The Salt Line, Vol. 3: Sun, Sand, Servers, and a Fish Painting
Welcome back to The Salt Line, the only local news roundup written from a beach chair that may or may not be structurally sound. It’s Vol. 3. We’re practically an institution. A slightly damp institution.
The Sky Also Plays Baseball (And It Bats Last)
Tuesday night in Pensacola, the Birmingham Barons came to town and the entire Gulf Coast sky looked at the schedule, looked at its watch, and said “not tonight.” The game was rained out, which means Wednesday is now a doubleheader — two seven-inning games for the price of one, which is either a great deal or the baseball equivalent of a two-for-one timeshare presentation. Either way, somewhere in Birmingham, the Barons — named after steel industry nobility — are preparing to face a team named after a fish that is famously bad at planning ahead. The Wahoo did not check the radar. The Wahoo never checks the radar.
A Man, a Brush, and Every Single Dolphin
Wyland — yes, that Wyland, the guy whose murals of whales cover the sides of buildings like the ocean itself got a can of spray paint — is coming to Gulf Shores this weekend to unveil a new public art installation. This is genuinely exciting. Wyland has painted over 100 giant whale murals on walls around the world, which means he has, statistically, painted more whales than have ever seen a wall. We love this for Gulf Shores. We love this for the whales. We do feel slightly bad for whatever building is about to become a cetacean.
The Bay Is Open For Business, Technically
Big news from Perdido Bay: the swimming advisory at Kee Avenue has been lifted. The Baldwin County Health Department has officially given Perdido Bay its gold star, its clean bill of health, its metaphorical swimming trunks back. The water has been cleared. You may now enter. This is unambiguously good news and we celebrate it with full sincerity — right up until we note that the announcement of lifting an advisory requires that there first be an advisory, and that somewhere out there is a person who swam through the whole thing without ever checking. That person had a great week. They’re fine. They’re always fine.

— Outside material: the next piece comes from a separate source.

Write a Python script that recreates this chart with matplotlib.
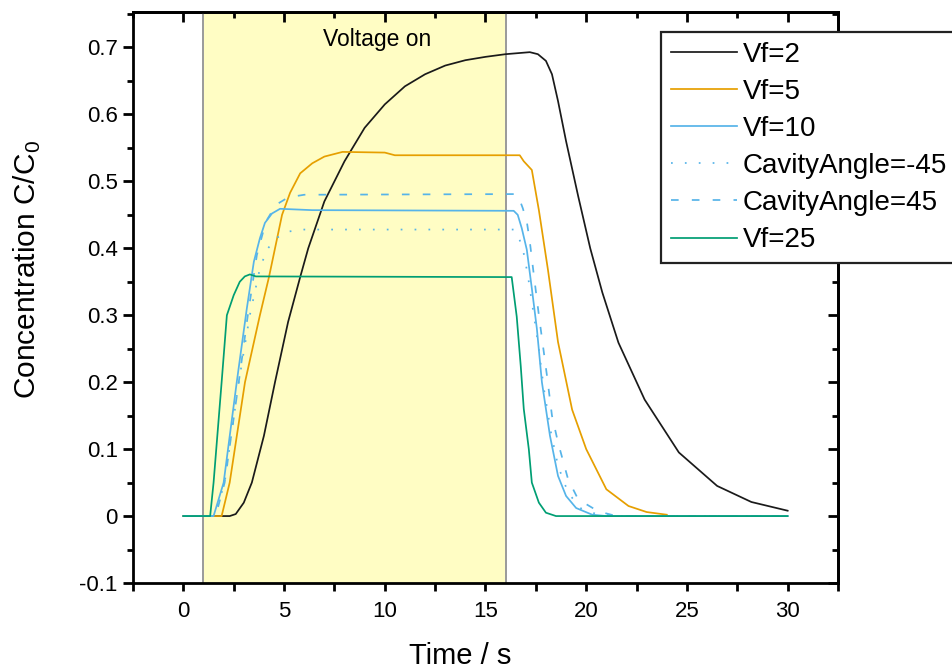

Walton County to the Internet: Touch Grass Somewhere Else
In a move that has Big Tech somewhere nervously refreshing a spreadsheet, Walton County has enacted a complete, permanent ban on data centers. Not a moratorium. Not a pause. A ban. Permanent. Gone. No servers. The ordinance also covers large load centers requiring significant power draw — which, in layman’s terms, means Walton County looked at a facility that might use as much electricity as a small city and said “we have beach traffic, we don’t need more problems.” A Pensacola city councilman reportedly wants to mirror the ordinance. Somewhere in Silicon Valley, a data center is already being renamed “The Coastal Wellness Hub” and applying for a variance.
Three Swings, Three Crowns, Zero Chill
Three young women from the Mobile-Baldwin area have been named to the Alabama Sports Writers Association Super All-State softball team: Saraland pitcher Myleigh Dobbins, and Orange Beach’s Katie King and Emerly McDonald. These are actual teenagers who are genuinely excellent at throwing and hitting a softball at a level the rest of us cannot comprehend. The word “Super” is right there in the title, which is not how awards usually work, and yet here we are — Super All-State — because apparently regular All-State couldn’t hold them. Congratulations to all three. The Gulf Coast is loud about its beach chairs and its fish art and its swimming advisories, but quietly, extremely quietly, it is also producing elite softball players. We see you.
And that’s your Salt Line for June 17th. The bay is open, the ballpark got rained on, Wyland is coming with a very large brush, and the county next door has formally opted out of the cloud. Somewhere, a whale mural and a data center are meeting for the first and last time.